*Records supplied*
---

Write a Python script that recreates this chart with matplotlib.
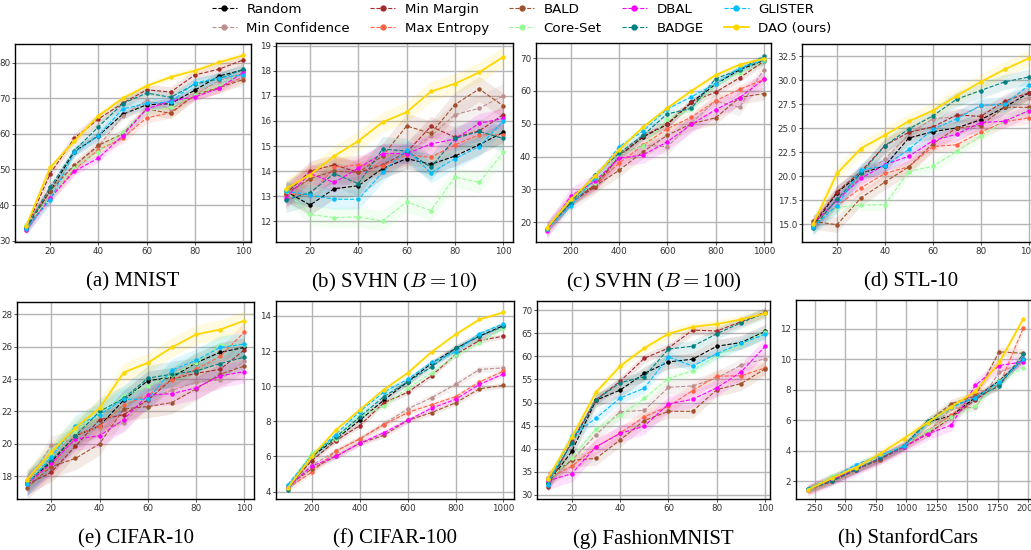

---

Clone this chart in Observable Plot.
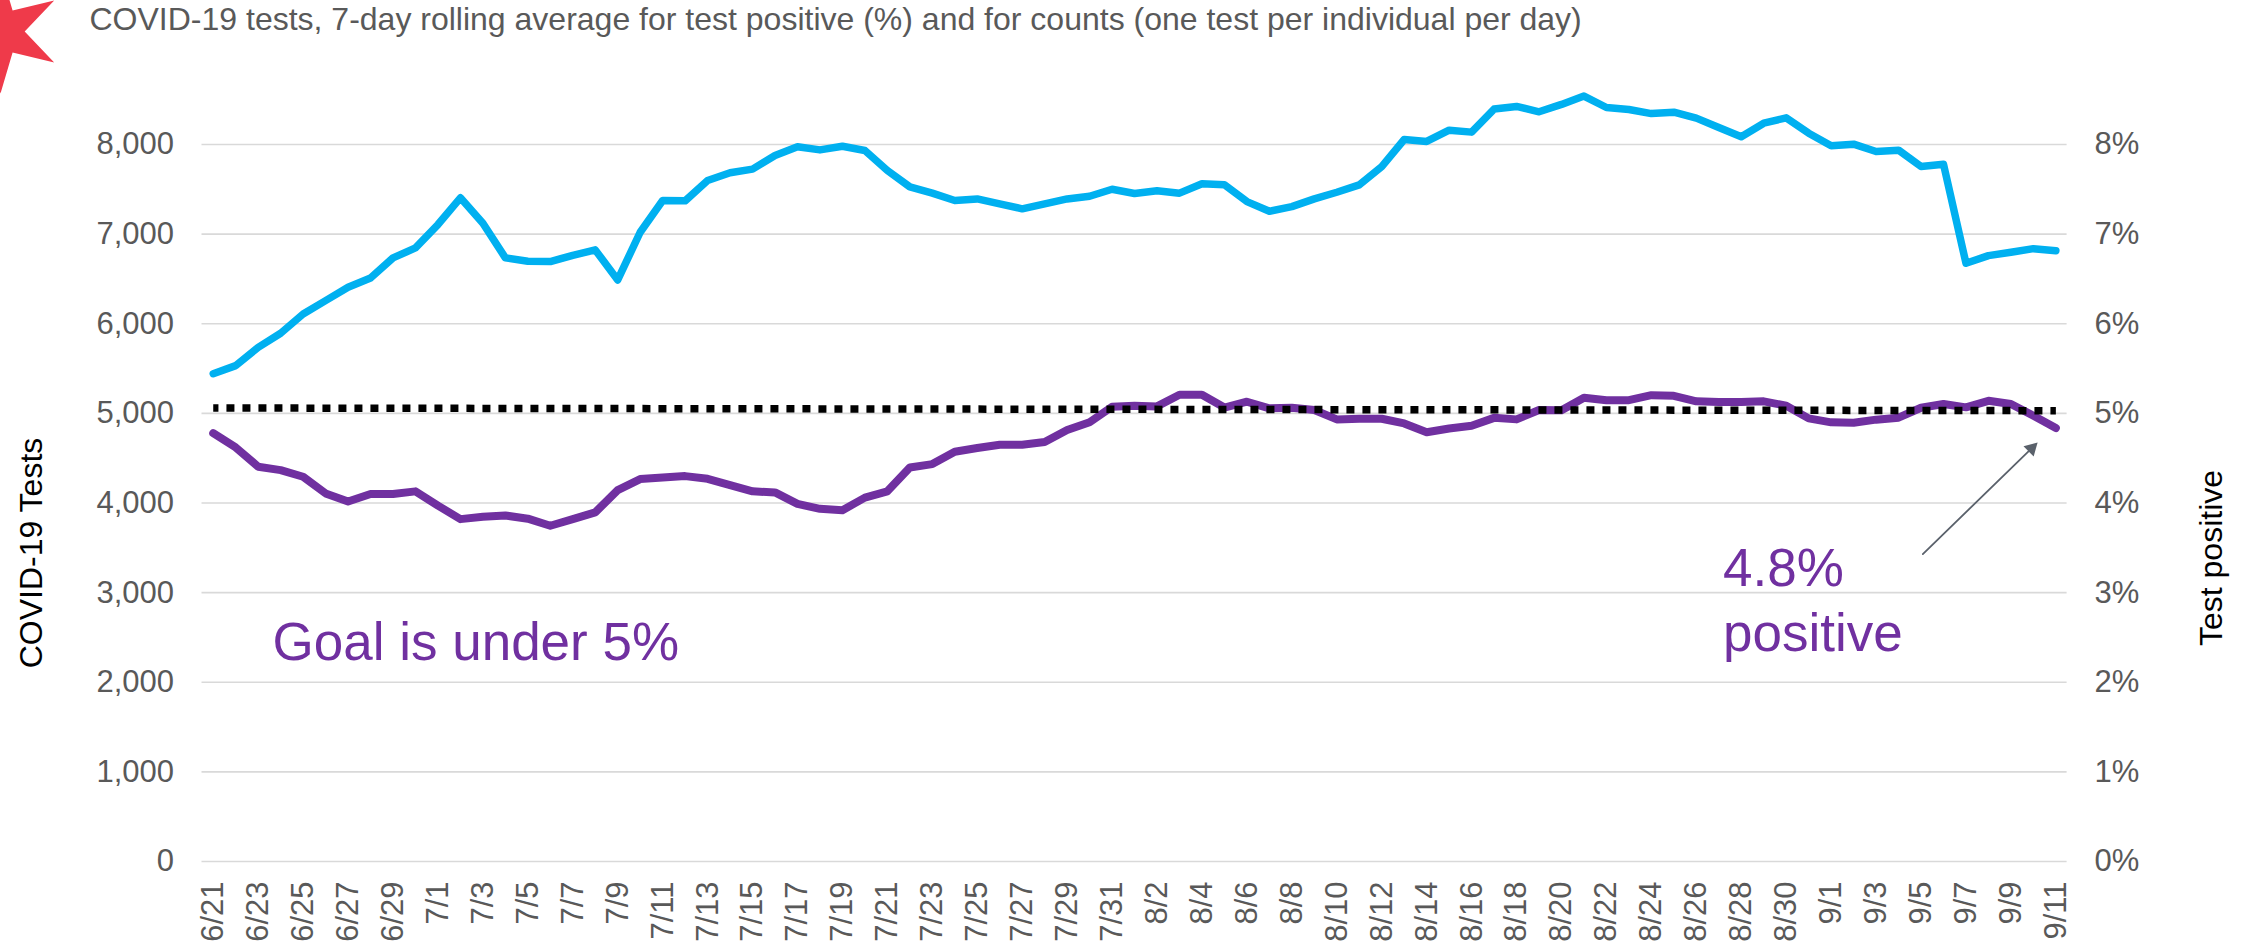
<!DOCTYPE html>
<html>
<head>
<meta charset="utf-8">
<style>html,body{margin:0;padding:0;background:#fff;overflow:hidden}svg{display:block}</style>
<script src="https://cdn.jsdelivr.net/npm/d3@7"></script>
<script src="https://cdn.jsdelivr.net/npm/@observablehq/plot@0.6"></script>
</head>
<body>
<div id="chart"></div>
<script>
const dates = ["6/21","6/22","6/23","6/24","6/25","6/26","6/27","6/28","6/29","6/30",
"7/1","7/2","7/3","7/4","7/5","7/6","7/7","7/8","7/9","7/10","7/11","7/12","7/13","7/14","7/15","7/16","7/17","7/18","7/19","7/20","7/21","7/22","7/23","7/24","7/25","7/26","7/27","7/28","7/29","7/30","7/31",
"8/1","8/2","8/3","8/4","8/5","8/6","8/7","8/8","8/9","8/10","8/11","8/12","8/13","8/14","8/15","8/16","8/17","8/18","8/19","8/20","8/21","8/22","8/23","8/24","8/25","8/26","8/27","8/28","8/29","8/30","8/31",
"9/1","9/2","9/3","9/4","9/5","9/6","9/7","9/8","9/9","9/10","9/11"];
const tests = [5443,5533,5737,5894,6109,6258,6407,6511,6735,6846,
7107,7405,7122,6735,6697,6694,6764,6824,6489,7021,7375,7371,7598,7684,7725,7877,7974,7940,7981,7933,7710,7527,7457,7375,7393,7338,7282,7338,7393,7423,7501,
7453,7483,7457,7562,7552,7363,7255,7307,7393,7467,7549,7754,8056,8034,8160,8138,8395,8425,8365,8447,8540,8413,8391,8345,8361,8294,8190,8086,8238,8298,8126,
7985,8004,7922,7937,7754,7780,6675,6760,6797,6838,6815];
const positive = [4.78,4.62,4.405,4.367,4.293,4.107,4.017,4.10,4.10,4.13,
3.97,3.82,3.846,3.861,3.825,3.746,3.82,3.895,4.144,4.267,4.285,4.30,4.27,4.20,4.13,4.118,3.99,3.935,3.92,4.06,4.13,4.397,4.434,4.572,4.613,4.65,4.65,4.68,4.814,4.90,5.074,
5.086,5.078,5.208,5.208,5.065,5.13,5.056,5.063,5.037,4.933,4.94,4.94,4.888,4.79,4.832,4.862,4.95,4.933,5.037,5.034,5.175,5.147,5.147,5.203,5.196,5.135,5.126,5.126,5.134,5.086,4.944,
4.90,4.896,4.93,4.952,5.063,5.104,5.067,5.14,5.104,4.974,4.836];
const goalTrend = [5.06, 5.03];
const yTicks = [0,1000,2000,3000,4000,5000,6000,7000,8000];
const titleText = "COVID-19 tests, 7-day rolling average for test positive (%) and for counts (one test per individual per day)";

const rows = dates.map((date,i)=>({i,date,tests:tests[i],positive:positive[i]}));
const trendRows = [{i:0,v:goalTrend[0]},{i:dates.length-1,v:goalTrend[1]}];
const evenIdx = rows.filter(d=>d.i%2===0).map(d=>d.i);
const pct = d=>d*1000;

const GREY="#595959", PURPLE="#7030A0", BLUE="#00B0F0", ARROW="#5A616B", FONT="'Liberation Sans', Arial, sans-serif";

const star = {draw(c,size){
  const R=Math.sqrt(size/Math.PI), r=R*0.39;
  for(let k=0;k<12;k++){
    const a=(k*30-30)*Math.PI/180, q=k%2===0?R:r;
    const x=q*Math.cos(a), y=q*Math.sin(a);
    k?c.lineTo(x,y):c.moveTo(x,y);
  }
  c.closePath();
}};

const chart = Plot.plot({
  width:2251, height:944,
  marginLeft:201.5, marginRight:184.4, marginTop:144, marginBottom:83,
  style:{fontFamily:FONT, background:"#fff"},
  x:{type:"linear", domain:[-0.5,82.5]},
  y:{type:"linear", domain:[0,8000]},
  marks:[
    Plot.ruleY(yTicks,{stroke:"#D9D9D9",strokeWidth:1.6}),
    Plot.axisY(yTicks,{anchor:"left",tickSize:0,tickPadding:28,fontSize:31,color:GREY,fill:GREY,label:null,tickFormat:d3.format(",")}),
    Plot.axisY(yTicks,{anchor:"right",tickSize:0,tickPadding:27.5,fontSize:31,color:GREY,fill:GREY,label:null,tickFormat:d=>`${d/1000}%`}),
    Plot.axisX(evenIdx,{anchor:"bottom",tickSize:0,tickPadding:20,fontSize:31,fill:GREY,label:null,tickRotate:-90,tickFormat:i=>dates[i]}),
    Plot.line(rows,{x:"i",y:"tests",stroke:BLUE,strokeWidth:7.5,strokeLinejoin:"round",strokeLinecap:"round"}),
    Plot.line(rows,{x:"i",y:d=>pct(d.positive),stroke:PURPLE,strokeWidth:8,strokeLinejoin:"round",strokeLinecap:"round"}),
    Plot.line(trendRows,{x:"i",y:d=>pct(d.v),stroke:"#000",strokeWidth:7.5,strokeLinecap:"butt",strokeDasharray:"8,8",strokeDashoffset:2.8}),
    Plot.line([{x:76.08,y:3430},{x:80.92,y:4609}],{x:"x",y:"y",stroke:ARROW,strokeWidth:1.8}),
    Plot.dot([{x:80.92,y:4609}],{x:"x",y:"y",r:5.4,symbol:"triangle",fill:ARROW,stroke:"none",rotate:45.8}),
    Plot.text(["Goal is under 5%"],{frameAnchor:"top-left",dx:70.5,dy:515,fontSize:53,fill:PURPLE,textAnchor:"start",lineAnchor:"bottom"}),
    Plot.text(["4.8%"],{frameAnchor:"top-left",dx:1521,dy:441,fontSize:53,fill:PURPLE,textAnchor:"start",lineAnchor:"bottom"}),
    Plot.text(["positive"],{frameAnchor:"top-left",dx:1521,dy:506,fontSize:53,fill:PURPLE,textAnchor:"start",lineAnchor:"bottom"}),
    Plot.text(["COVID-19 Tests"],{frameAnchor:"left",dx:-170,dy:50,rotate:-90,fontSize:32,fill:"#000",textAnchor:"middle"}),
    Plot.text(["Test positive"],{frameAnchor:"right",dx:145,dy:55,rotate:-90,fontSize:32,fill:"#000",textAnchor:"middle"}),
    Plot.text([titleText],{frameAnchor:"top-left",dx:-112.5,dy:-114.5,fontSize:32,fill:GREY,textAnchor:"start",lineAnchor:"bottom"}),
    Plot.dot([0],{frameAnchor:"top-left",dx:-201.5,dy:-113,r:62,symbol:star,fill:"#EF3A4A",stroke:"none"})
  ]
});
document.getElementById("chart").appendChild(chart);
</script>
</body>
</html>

---

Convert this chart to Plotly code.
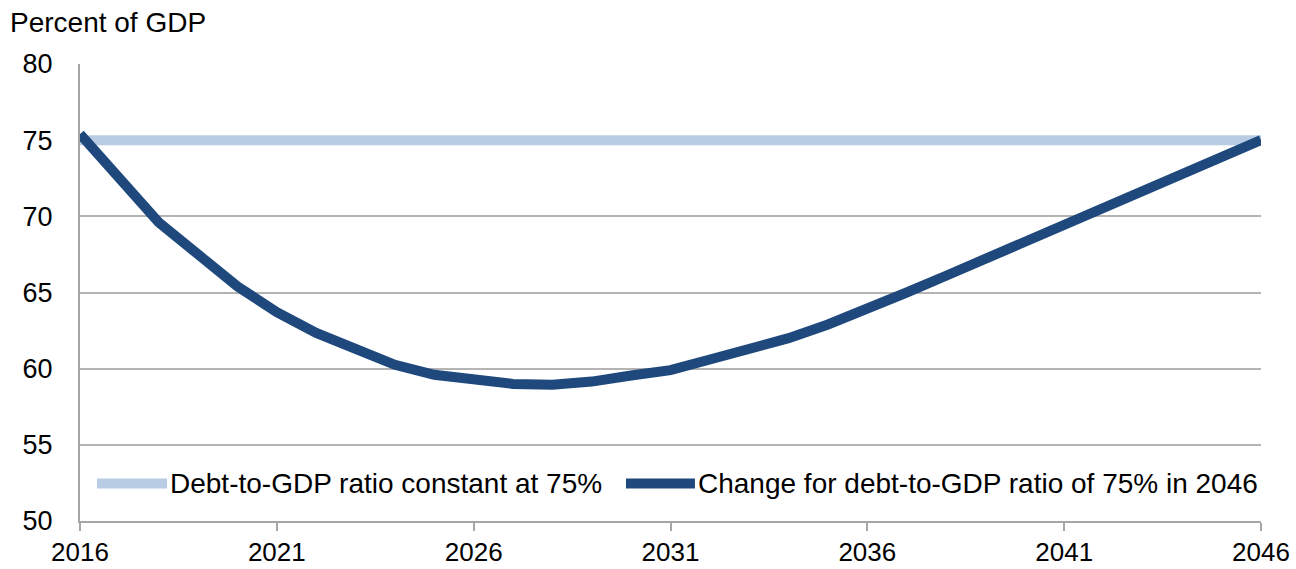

---

*Instructions to follow*
Count the lines in the entries above that include the string "script", then give only that figure.

*Correct output*
5